I would be impressed if they did it in Gamebryo/Creation Engine and solve the "everything is a cell" problem. I mean, No man's Sky and Elite Dangerous exist and have shown seem less space travel. One guy with DarkBasic did it in the Evochron games for decades.
This comes off as a hey look look at me I can do it in a cave with a box of scraps but BUGTHESDA can't in 7 years?!
I think the problem is also that Bethesda doesn't really "do" vehicles, probably due to engine limitations.

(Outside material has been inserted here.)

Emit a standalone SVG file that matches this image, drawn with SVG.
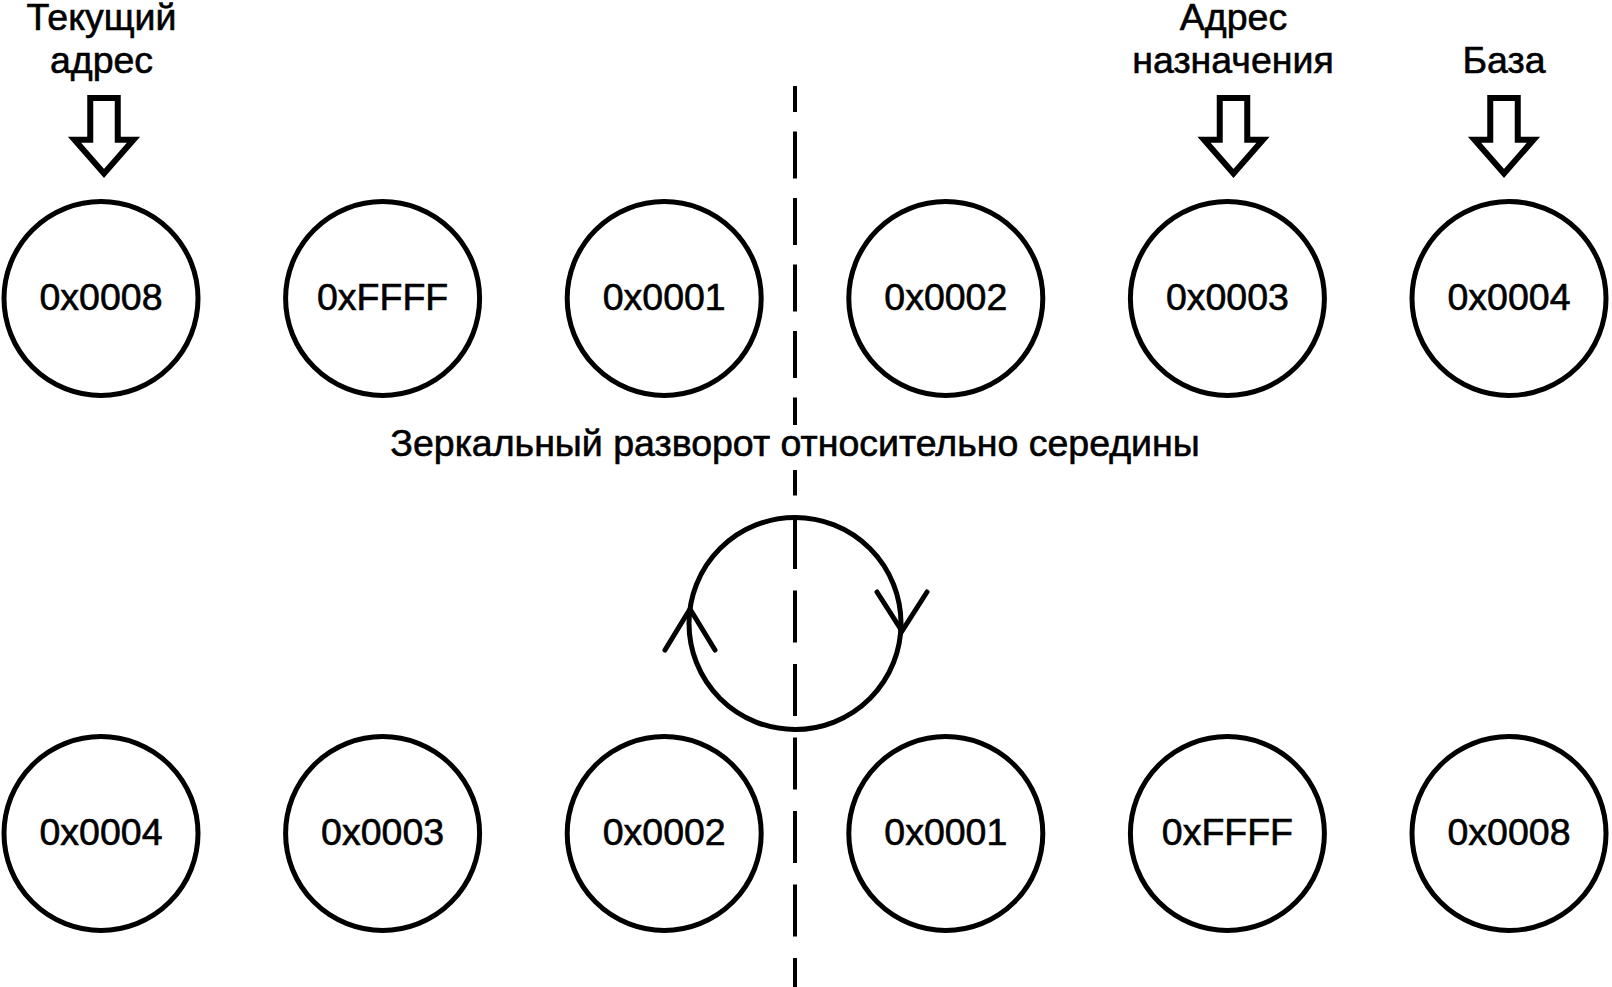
<svg xmlns="http://www.w3.org/2000/svg" width="1612" height="987" viewBox="0 0 1612 987">
<style>
.node{fill:#fff;stroke:#000;stroke-width:5}
.lbl{font-family:"Liberation Sans",Arial,sans-serif;font-size:37.5px;fill:#000;stroke:#000;stroke-width:0.6;text-anchor:middle}
.blk{fill:#fff;stroke:#000;stroke-width:6;stroke-linejoin:miter}
.dash{stroke:#000;stroke-width:4;fill:none}
.rot{fill:none;stroke:#000;stroke-width:5}
.chev{fill:none;stroke:#000;stroke-width:5;stroke-linecap:round;stroke-linejoin:miter}
</style>
<defs>
<path id="blockArrow" d="M -13.75,98 H 13.75 V 139.7 H 29.5 L 0,173.5 L -29.5,139.7 H -13.75 Z"/>
</defs>
<rect width="1612" height="987" fill="#fff"/>

<g id="connectors">
<line class="dash" x1="795" y1="86" x2="795" y2="425" stroke-dasharray="47 19.5" stroke-dashoffset="21"/>
<line class="dash" x1="795" y1="470" x2="795" y2="987" stroke-dasharray="52 21.5" stroke-dashoffset="26.5"/>
<g id="rotation">
<circle class="rot" cx="795" cy="623.5" r="106"/>
<polyline class="chev" points="665,650 690,609 715,650"/>
<polyline class="chev" points="877,592 902,631 927,592"/>
</g>
<use href="#blockArrow" class="blk" transform="translate(104,0)"/>
<use href="#blockArrow" class="blk" transform="translate(1233.5,0)"/>
<use href="#blockArrow" class="blk" transform="translate(1504,0)"/>
</g>

<g id="labels">
<text class="lbl" x="101.5" y="30">Текущий</text>
<text class="lbl" x="101.5" y="73">адрес</text>
<text class="lbl" x="1233.5" y="30">Адрес</text>
<text class="lbl" x="1233" y="73">назначения</text>
<text class="lbl" x="1504" y="73">База</text>
<text class="lbl" x="795" y="456">Зеркальный разворот относительно середины</text>
</g>

<g id="top-0"><circle class="node" cx="101" cy="298.5" r="97"/><text class="lbl" x="101" y="310">0x0008</text></g>
<g id="top-1"><circle class="node" cx="382.6" cy="298.5" r="97"/><text class="lbl" x="382.6" y="310">0xFFFF</text></g>
<g id="top-2"><circle class="node" cx="664.2" cy="298.5" r="97"/><text class="lbl" x="664.2" y="310">0x0001</text></g>
<g id="top-3"><circle class="node" cx="945.8" cy="298.5" r="97"/><text class="lbl" x="945.8" y="310">0x0002</text></g>
<g id="top-4"><circle class="node" cx="1227.4" cy="298.5" r="97"/><text class="lbl" x="1227.4" y="310">0x0003</text></g>
<g id="top-5"><circle class="node" cx="1509" cy="298.5" r="97"/><text class="lbl" x="1509" y="310">0x0004</text></g>

<g id="bot-0"><circle class="node" cx="101" cy="833.5" r="97"/><text class="lbl" x="101" y="845">0x0004</text></g>
<g id="bot-1"><circle class="node" cx="382.6" cy="833.5" r="97"/><text class="lbl" x="382.6" y="845">0x0003</text></g>
<g id="bot-2"><circle class="node" cx="664.2" cy="833.5" r="97"/><text class="lbl" x="664.2" y="845">0x0002</text></g>
<g id="bot-3"><circle class="node" cx="945.8" cy="833.5" r="97"/><text class="lbl" x="945.8" y="845">0x0001</text></g>
<g id="bot-4"><circle class="node" cx="1227.4" cy="833.5" r="97"/><text class="lbl" x="1227.4" y="845">0xFFFF</text></g>
<g id="bot-5"><circle class="node" cx="1509" cy="833.5" r="97"/><text class="lbl" x="1509" y="845">0x0008</text></g>
</svg>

Usually, it's just horses or "passenger" travel (like when you man the guns in FO4 birds). I guess one could maybe consider power armor in FO4 to be kind of like a "vehicle", but it works more or less the same as just walking around.
Oh, there is dragon riding in Skyrim, but it's a mess and you don't have that much control.
I'm surprised the engine can even handle space combat, honestly. And 360° movement as well, which would have been great for dragon riding in Skyrim. But most of the dragons in TES are dead, so we probably won't get proper dragon riding in whatever TES: VI is.
(Sidenote about dragon riding/combat: Before Larian delved further into CRPGs, they made a regular third person RPG where you could play as a dragon. It was actually pretty fun. Still didn't have full control, and it was only in certain sections, but it was entertaining. Divinity II: Director's Cut, in case anyone's interested. Don't know how well it's aged, but I enjoyed it a few years ago.)
Aw. I was hoping to see him seamlessly fly to the Volii system, seamlessly fly to Volii Alpha, seamlessly land on the Neon landing pad, seamlessly enter the Bayu Plaza and, seamlessly interact with dozens of NPCs, many of whom have branching dialogue trees, and seamlessly loot the ever-loving crap out of hundreds of interactable objects.